What is positive psychology?

  • Dealing with what’s right, rather than what’s wrong with you. Namely life satisfaction, meaning, engagement.
  • Happy life (having money, love, etc..)
  • Good life (aiming at flow, about being someone or something, not so much about having something)
  • Meaningful life (means something for others..)

According to Frank Haber, positive psychology focuses on what makes life worth living: positive emotions, character strengths and positive habit building. For higher education practitioners seeking to improve the student experience and quality of life on their campuses, this area of practice could be of great use.

In addition to acculturative stress, international students go through transition while on exchange: the next step in their lives is - adulthood. They process becoming more independent, they negotiate identity, dealing with such questions like “who am I” The transition may cause them anxiety, confusion, homesickness, among other distressing emotions.

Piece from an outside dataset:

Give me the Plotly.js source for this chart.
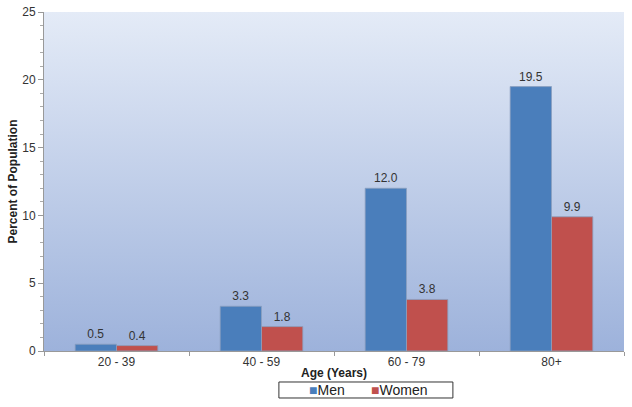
<!DOCTYPE html>
<html>
<head>
<meta charset="utf-8">
<script src="https://cdn.plot.ly/plotly-3.0.1.min.js"></script>
<style>
  body { margin: 0; background: #fff; }
  #chart { width: 632px; height: 407px; }
</style>
</head>
<body>
<div id="chart"></div>
<script>
const ageGroups = ["20 - 39", "40 - 59", "60 - 79", "80+"]
const men = [0.5, 3.3, 12.0, 19.5]
const women = [0.4, 1.8, 3.8, 9.9]
const seriesNames = ["Men", "Women"]
const seriesColors = ["#4a7ebb", "#c0504d"]

// gradient plot background, drawn as an svg image behind the bars
const bgSvg = '<svg xmlns="http://www.w3.org/2000/svg" width="10" height="100" preserveAspectRatio="none">' +
  '<defs><linearGradient id="g" x1="0" y1="0" x2="0" y2="1">' +
  '<stop offset="0" stop-color="#e4ebf7"/><stop offset="1" stop-color="#9db2db"/>' +
  '</linearGradient></defs><rect width="10" height="100" fill="url(#g)"/></svg>'

const fam = "Liberation Sans, Arial, sans-serif"
const font = {family: fam, size: 12, color: "#333"}
const boldFont = {family: fam, size: 12, color: "#222", weight: "bold"}

function barTrace(name, values, color) {
  return {
    name: name,
    type: "bar",
    x: ageGroups,
    y: values,
    text: values.map(v => v.toFixed(1)),
    textposition: "outside",
    textfont: font,
    cliponaxis: false,
    marker: {color: color, line: {color: "#8c9fbf", width: 0.8}},
    hoverinfo: "x+y"
  }
}

const data = [
  barTrace(seriesNames[0], men, seriesColors[0]),
  barTrace(seriesNames[1], women, seriesColors[1])
]

// compact boxed legend under the axis title, like the original
const legendX = [0.453, 0.56]
const legendItems = seriesNames.map((name, i) => ({
  xref: "paper", yref: "paper",
  x: legendX[i], y: -0.115,
  xanchor: "left", yanchor: "middle",
  showarrow: false,
  text: '<span style="color:' + seriesColors[i] + ';font-size:14px">■</span>' + name,
  font: {family: fam, size: 14, color: "#222"}
}))

const layout = {
  width: 632,
  height: 407,
  margin: {l: 44, r: 8, t: 12, b: 56},
  paper_bgcolor: "#fff",
  plot_bgcolor: "rgba(0,0,0,0)",
  font: font,
  barmode: "group",
  bargap: 0.43,
  bargroupgap: 0,
  showlegend: false,
  annotations: legendItems,
  shapes: [{
    type: "rect", xref: "paper", yref: "paper",
    x0: 0.405, x1: 0.705, y0: -0.1386, y1: -0.0914,
    line: {color: "#333", width: 1}, fillcolor: "rgba(0,0,0,0)"
  }],
  images: [{
    source: "data:image/svg+xml;charset=utf-8," + encodeURIComponent(bgSvg),
    xref: "paper", yref: "paper",
    x: 0, y: 1, sizex: 1, sizey: 1,
    xanchor: "left", yanchor: "top",
    sizing: "stretch", layer: "below"
  }],
  xaxis: {
    type: "category",
    automargin: false,
    showgrid: false,
    showline: true, linecolor: "#999", linewidth: 1,
    ticks: "outside", tickson: "boundaries", ticklen: 4, tickcolor: "#999",
    tickfont: font,
    title: {text: "Age (Years)", standoff: 0, font: boldFont}
  },
  yaxis: {
    range: [0, 25],
    dtick: 5,
    automargin: false,
    showgrid: false,
    zeroline: false,
    showline: true, linecolor: "#999", linewidth: 1,
    ticks: "outside", ticklen: 5, tickcolor: "#999",
    minor: {dtick: 1, ticks: "outside", ticklen: 3, tickcolor: "#aaa", showgrid: false},
    tickfont: font,
    title: {text: "Percent of Population", standoff: 2, font: boldFont}
  }
}

Plotly.newPlot("chart", data, layout, {displayModeBar: false, staticPlot: true})
</script>
</body>
</html>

Jessica Price delivers a course “Introduction to Positive Psychology. A Course for Non-Psychologists” for international students coming to the University of Applied Sciences in Bremen. The goal of the course is to present them with the core concepts that would be particularly helpful for those who struggle with acculturative stress and identity development. The course has four pillars:

  • Understanding emotions
  • Resilience
  • Creativity and Flow
  • Goal setting and visualization

You can read more on Jessica’s blog:

Frank Haber gives five questions as a tip for international coordinators, who have a confused student in their office, wondering what decisions to make in their lives. Questions like: “Should I complete my placement abroad or should I stay at home?” Coordinators can help the students by asking five particular questions. The questions:

  • What makes your heart sing?
  • What is the worst thing that could happen?
  • What are you holding on to that you should let go of? (Kübler-Ross change curve)
  • What do you know better for next time?
  • What would you advice someone you love? (Self-compassion is simply giving the same kindness to ourselves)

I actually practised this with my students already, and the results are amazing. The students feel more happy, and prepared to solve their problems and make their decisions. After all, it is the meaning to give the students the tools to find the solutions themselves, not to give them the right answers.